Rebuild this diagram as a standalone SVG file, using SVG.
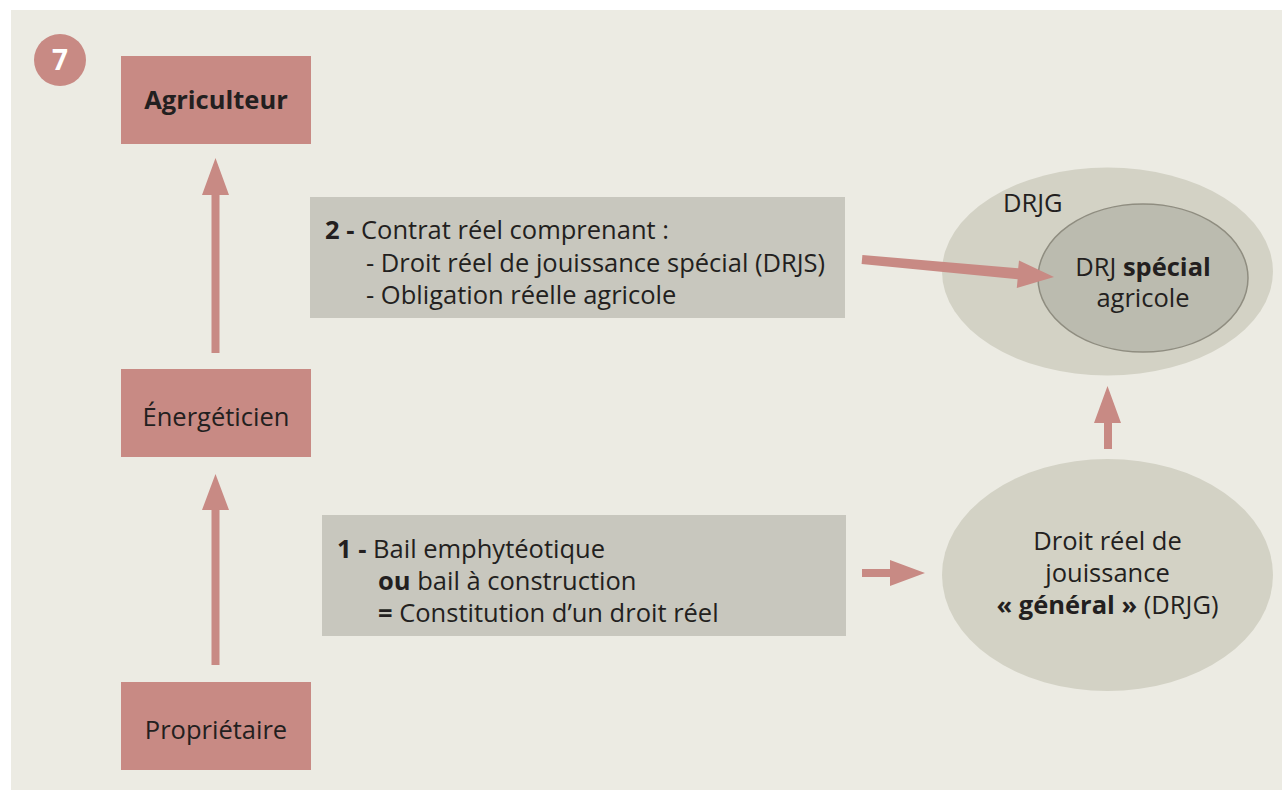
<svg xmlns="http://www.w3.org/2000/svg" width="1282" height="790" viewBox="0 0 1282 790">
<style>
.t{font-family:"Open Sans","Noto Sans","Liberation Sans",sans-serif;font-size:25.5px;fill:#231f20}
.b{font-weight:bold}
.node{fill:#c88a84}
.box{fill:#c8c7be}
.arr{fill:#c88a84}
</style>
<rect x="0" y="0" width="1282" height="790" fill="#ffffff"/>
<rect x="11" y="10" width="1271" height="780" fill="#ecebe3"/>
<g id="badge">
<circle cx="60" cy="60" r="26" fill="#c88a84"/>
<text x="60" y="70" text-anchor="middle" class="t b" style="fill:#fff;font-size:28px">7</text>
</g>
<g id="agriculteur">
<rect class="node" x="121" y="56" width="190" height="88"/>
<text class="t b" x="216" y="109" text-anchor="middle">Agriculteur</text>
</g>
<g id="energeticien">
<rect class="node" x="121" y="369" width="190" height="88"/>
<text class="t" x="216" y="426" text-anchor="middle">Énergéticien</text>
</g>
<g id="proprietaire">
<rect class="node" x="121" y="682" width="190" height="88"/>
<text class="t" x="216" y="739" text-anchor="middle">Propriétaire</text>
</g>
<g id="contrat2">
<rect class="box" x="310" y="197" width="535" height="121"/>
<text class="t" x="325" y="239"><tspan class="b">2 -</tspan> Contrat réel comprenant :</text>
<text class="t" x="366" y="272">- Droit réel de jouissance spécial (DRJS)</text>
<text class="t" x="366" y="304">- Obligation réelle agricole</text>
</g>
<g id="bail1">
<rect class="box" x="322" y="515" width="524" height="121"/>
<text class="t" x="337" y="558"><tspan class="b">1 -</tspan> Bail emphytéotique</text>
<text class="t" x="378" y="590"><tspan class="b">ou</tspan> bail à construction</text>
<text class="t" x="378" y="622"><tspan class="b">=</tspan> Constitution d’un droit réel</text>
</g>
<g id="drjg-outer">
<ellipse cx="1107.5" cy="271.5" rx="165.5" ry="104" fill="#d3d2c5"/>
<text class="t" x="1003" y="212">DRJG</text>
</g>
<g id="drj-special">
<ellipse cx="1143" cy="278" rx="105" ry="74" fill="#bbbbaf" stroke="#8f8d80" stroke-width="1.5"/>
<text class="t" x="1143" y="276" text-anchor="middle">DRJ <tspan class="b">spécial</tspan></text>
<text class="t" x="1143" y="307" text-anchor="middle">agricole</text>
</g>
<g id="drjg">
<ellipse cx="1107.5" cy="575" rx="165.5" ry="116" fill="#d3d2c5"/>
<text class="t" x="1107.5" y="550" text-anchor="middle">Droit réel de</text>
<text class="t" x="1107.5" y="582" text-anchor="middle">jouissance</text>
<text class="t" x="1107.5" y="614" text-anchor="middle"><tspan class="b">« général »</tspan> (DRJG)</text>
</g>
<g id="connectors">
<polygon class="arr" points="211.5,665 219.5,665 219.5,510 229,510 215.5,474 202,510 211.5,510"/>
<polygon class="arr" points="211.5,353 219.5,353 219.5,195 229,195 215.5,158 202,195 211.5,195"/>
<polygon class="arr" points="862,569 890,569 890,560 925,573 890,586 890,577 862,577"/>
<polygon class="arr" points="1104,449 1112,449 1112,423 1121,423 1107.5,386 1094,423 1104,423"/>
<polygon class="arr" points="862.4,255 1018.2,268.2 1019,260.5 1054,277 1016.8,288 1017.6,279.2 861.6,264"/>
</g>
</svg>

## What the exercise asks
Retype the whole listing, keeping every line identical and omitting all pictures.

## Answer to the task
Rebuild this diagram as a standalone SVG file, using SVG.
<svg xmlns="http://www.w3.org/2000/svg" width="1282" height="790" viewBox="0 0 1282 790">
<style>
.t{font-family:"Open Sans","Noto Sans","Liberation Sans",sans-serif;font-size:25.5px;fill:#231f20}
.b{font-weight:bold}
.node{fill:#c88a84}
.box{fill:#c8c7be}
.arr{fill:#c88a84}
</style>
<rect x="0" y="0" width="1282" height="790" fill="#ffffff"/>
<rect x="11" y="10" width="1271" height="780" fill="#ecebe3"/>
<g id="badge">
<circle cx="60" cy="60" r="26" fill="#c88a84"/>
<text x="60" y="70" text-anchor="middle" class="t b" style="fill:#fff;font-size:28px">7</text>
</g>
<g id="agriculteur">
<rect class="node" x="121" y="56" width="190" height="88"/>
<text class="t b" x="216" y="109" text-anchor="middle">Agriculteur</text>
</g>
<g id="energeticien">
<rect class="node" x="121" y="369" width="190" height="88"/>
<text class="t" x="216" y="426" text-anchor="middle">Énergéticien</text>
</g>
<g id="proprietaire">
<rect class="node" x="121" y="682" width="190" height="88"/>
<text class="t" x="216" y="739" text-anchor="middle">Propriétaire</text>
</g>
<g id="contrat2">
<rect class="box" x="310" y="197" width="535" height="121"/>
<text class="t" x="325" y="239"><tspan class="b">2 -</tspan> Contrat réel comprenant :</text>
<text class="t" x="366" y="272">- Droit réel de jouissance spécial (DRJS)</text>
<text class="t" x="366" y="304">- Obligation réelle agricole</text>
</g>
<g id="bail1">
<rect class="box" x="322" y="515" width="524" height="121"/>
<text class="t" x="337" y="558"><tspan class="b">1 -</tspan> Bail emphytéotique</text>
<text class="t" x="378" y="590"><tspan class="b">ou</tspan> bail à construction</text>
<text class="t" x="378" y="622"><tspan class="b">=</tspan> Constitution d’un droit réel</text>
</g>
<g id="drjg-outer">
<ellipse cx="1107.5" cy="271.5" rx="165.5" ry="104" fill="#d3d2c5"/>
<text class="t" x="1003" y="212">DRJG</text>
</g>
<g id="drj-special">
<ellipse cx="1143" cy="278" rx="105" ry="74" fill="#bbbbaf" stroke="#8f8d80" stroke-width="1.5"/>
<text class="t" x="1143" y="276" text-anchor="middle">DRJ <tspan class="b">spécial</tspan></text>
<text class="t" x="1143" y="307" text-anchor="middle">agricole</text>
</g>
<g id="drjg">
<ellipse cx="1107.5" cy="575" rx="165.5" ry="116" fill="#d3d2c5"/>
<text class="t" x="1107.5" y="550" text-anchor="middle">Droit réel de</text>
<text class="t" x="1107.5" y="582" text-anchor="middle">jouissance</text>
<text class="t" x="1107.5" y="614" text-anchor="middle"><tspan class="b">« général »</tspan> (DRJG)</text>
</g>
<g id="connectors">
<polygon class="arr" points="211.5,665 219.5,665 219.5,510 229,510 215.5,474 202,510 211.5,510"/>
<polygon class="arr" points="211.5,353 219.5,353 219.5,195 229,195 215.5,158 202,195 211.5,195"/>
<polygon class="arr" points="862,569 890,569 890,560 925,573 890,586 890,577 862,577"/>
<polygon class="arr" points="1104,449 1112,449 1112,423 1121,423 1107.5,386 1094,423 1104,423"/>
<polygon class="arr" points="862.4,255 1018.2,268.2 1019,260.5 1054,277 1016.8,288 1017.6,279.2 861.6,264"/>
</g>
</svg>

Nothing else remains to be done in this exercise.